▶ [Provided material]:
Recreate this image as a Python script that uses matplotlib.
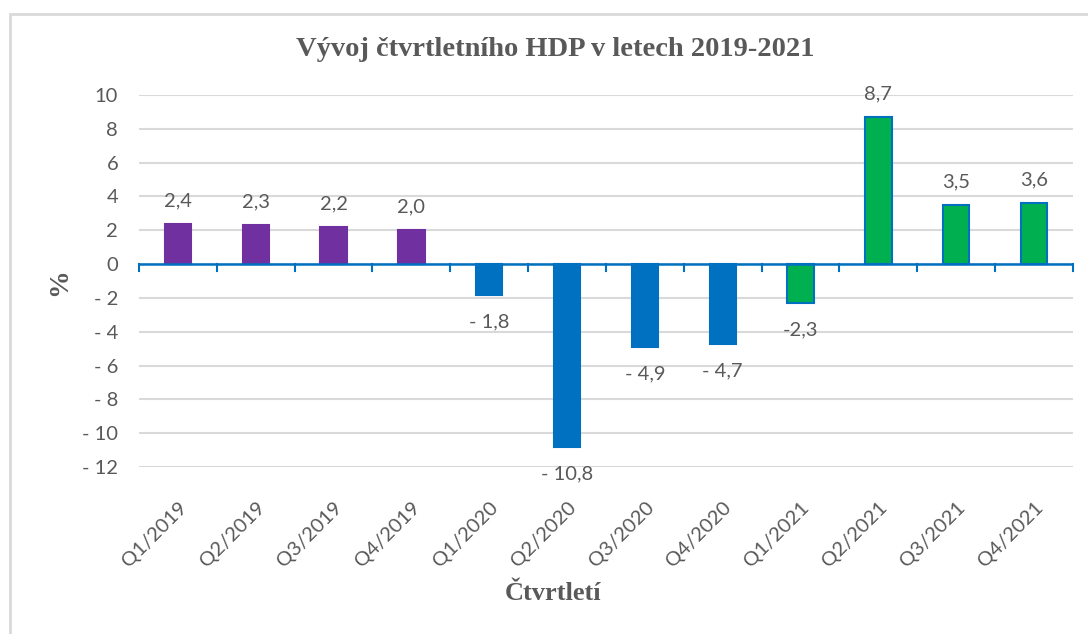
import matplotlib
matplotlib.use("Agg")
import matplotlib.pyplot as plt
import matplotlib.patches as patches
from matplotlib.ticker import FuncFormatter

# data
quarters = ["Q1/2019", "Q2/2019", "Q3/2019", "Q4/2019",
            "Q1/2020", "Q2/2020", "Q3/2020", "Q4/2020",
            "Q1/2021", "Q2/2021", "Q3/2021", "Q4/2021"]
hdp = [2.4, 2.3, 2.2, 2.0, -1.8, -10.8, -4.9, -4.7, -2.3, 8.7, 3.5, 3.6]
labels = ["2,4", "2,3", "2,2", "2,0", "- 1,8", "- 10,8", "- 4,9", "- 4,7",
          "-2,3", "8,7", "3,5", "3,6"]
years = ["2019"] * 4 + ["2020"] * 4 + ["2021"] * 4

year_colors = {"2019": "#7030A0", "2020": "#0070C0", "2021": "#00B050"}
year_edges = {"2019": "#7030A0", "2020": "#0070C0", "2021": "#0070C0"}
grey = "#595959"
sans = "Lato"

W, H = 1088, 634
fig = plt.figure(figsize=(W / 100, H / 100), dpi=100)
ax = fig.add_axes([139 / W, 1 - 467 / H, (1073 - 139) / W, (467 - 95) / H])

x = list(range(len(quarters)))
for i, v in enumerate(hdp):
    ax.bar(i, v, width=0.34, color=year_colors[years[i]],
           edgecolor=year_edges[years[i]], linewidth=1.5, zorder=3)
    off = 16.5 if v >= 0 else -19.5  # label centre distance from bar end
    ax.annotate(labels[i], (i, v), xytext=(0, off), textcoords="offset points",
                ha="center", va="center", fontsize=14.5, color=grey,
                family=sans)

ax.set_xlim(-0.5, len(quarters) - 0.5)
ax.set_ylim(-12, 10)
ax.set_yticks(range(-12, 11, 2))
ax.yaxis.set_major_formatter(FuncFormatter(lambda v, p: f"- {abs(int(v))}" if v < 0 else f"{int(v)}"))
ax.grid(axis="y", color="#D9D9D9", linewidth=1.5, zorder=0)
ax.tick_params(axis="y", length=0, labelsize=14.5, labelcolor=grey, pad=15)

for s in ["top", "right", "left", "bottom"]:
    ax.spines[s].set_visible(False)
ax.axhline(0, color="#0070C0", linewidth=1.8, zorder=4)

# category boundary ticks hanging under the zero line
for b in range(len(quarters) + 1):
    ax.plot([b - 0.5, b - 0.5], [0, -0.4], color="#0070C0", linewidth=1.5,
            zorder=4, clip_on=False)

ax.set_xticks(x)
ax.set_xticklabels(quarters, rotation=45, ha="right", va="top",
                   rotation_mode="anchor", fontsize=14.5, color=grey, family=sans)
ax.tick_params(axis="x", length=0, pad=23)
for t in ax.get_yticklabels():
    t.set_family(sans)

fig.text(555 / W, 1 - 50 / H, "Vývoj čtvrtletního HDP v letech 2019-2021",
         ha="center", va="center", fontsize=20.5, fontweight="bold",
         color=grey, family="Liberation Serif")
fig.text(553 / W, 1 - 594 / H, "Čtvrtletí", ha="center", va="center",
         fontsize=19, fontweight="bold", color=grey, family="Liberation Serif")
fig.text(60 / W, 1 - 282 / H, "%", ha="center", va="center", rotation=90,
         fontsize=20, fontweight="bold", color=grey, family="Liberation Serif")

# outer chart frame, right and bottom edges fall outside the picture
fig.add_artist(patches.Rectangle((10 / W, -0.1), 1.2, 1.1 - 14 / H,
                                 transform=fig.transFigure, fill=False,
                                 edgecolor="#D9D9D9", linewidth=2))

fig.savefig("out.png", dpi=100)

▶ [Exercise goal]:
Copy the data character for character, but drop all pictures from the copy.

▶ [Exercise output]:
Recreate this image as a Python script that uses matplotlib.
import matplotlib
matplotlib.use("Agg")
import matplotlib.pyplot as plt
import matplotlib.patches as patches
from matplotlib.ticker import FuncFormatter

# data
quarters = ["Q1/2019", "Q2/2019", "Q3/2019", "Q4/2019",
            "Q1/2020", "Q2/2020", "Q3/2020", "Q4/2020",
            "Q1/2021", "Q2/2021", "Q3/2021", "Q4/2021"]
hdp = [2.4, 2.3, 2.2, 2.0, -1.8, -10.8, -4.9, -4.7, -2.3, 8.7, 3.5, 3.6]
labels = ["2,4", "2,3", "2,2", "2,0", "- 1,8", "- 10,8", "- 4,9", "- 4,7",
          "-2,3", "8,7", "3,5", "3,6"]
years = ["2019"] * 4 + ["2020"] * 4 + ["2021"] * 4

year_colors = {"2019": "#7030A0", "2020": "#0070C0", "2021": "#00B050"}
year_edges = {"2019": "#7030A0", "2020": "#0070C0", "2021": "#0070C0"}
grey = "#595959"
sans = "Lato"

W, H = 1088, 634
fig = plt.figure(figsize=(W / 100, H / 100), dpi=100)
ax = fig.add_axes([139 / W, 1 - 467 / H, (1073 - 139) / W, (467 - 95) / H])

x = list(range(len(quarters)))
for i, v in enumerate(hdp):
    ax.bar(i, v, width=0.34, color=year_colors[years[i]],
           edgecolor=year_edges[years[i]], linewidth=1.5, zorder=3)
    off = 16.5 if v >= 0 else -19.5  # label centre distance from bar end
    ax.annotate(labels[i], (i, v), xytext=(0, off), textcoords="offset points",
                ha="center", va="center", fontsize=14.5, color=grey,
                family=sans)

ax.set_xlim(-0.5, len(quarters) - 0.5)
ax.set_ylim(-12, 10)
ax.set_yticks(range(-12, 11, 2))
ax.yaxis.set_major_formatter(FuncFormatter(lambda v, p: f"- {abs(int(v))}" if v < 0 else f"{int(v)}"))
ax.grid(axis="y", color="#D9D9D9", linewidth=1.5, zorder=0)
ax.tick_params(axis="y", length=0, labelsize=14.5, labelcolor=grey, pad=15)

for s in ["top", "right", "left", "bottom"]:
    ax.spines[s].set_visible(False)
ax.axhline(0, color="#0070C0", linewidth=1.8, zorder=4)

# category boundary ticks hanging under the zero line
for b in range(len(quarters) + 1):
    ax.plot([b - 0.5, b - 0.5], [0, -0.4], color="#0070C0", linewidth=1.5,
            zorder=4, clip_on=False)

ax.set_xticks(x)
ax.set_xticklabels(quarters, rotation=45, ha="right", va="top",
                   rotation_mode="anchor", fontsize=14.5, color=grey, family=sans)
ax.tick_params(axis="x", length=0, pad=23)
for t in ax.get_yticklabels():
    t.set_family(sans)

fig.text(555 / W, 1 - 50 / H, "Vývoj čtvrtletního HDP v letech 2019-2021",
         ha="center", va="center", fontsize=20.5, fontweight="bold",
         color=grey, family="Liberation Serif")
fig.text(553 / W, 1 - 594 / H, "Čtvrtletí", ha="center", va="center",
         fontsize=19, fontweight="bold", color=grey, family="Liberation Serif")
fig.text(60 / W, 1 - 282 / H, "%", ha="center", va="center", rotation=90,
         fontsize=20, fontweight="bold", color=grey, family="Liberation Serif")

# outer chart frame, right and bottom edges fall outside the picture
fig.add_artist(patches.Rectangle((10 / W, -0.1), 1.2, 1.1 - 14 / H,
                                 transform=fig.transFigure, fill=False,
                                 edgecolor="#D9D9D9", linewidth=2))

fig.savefig("out.png", dpi=100)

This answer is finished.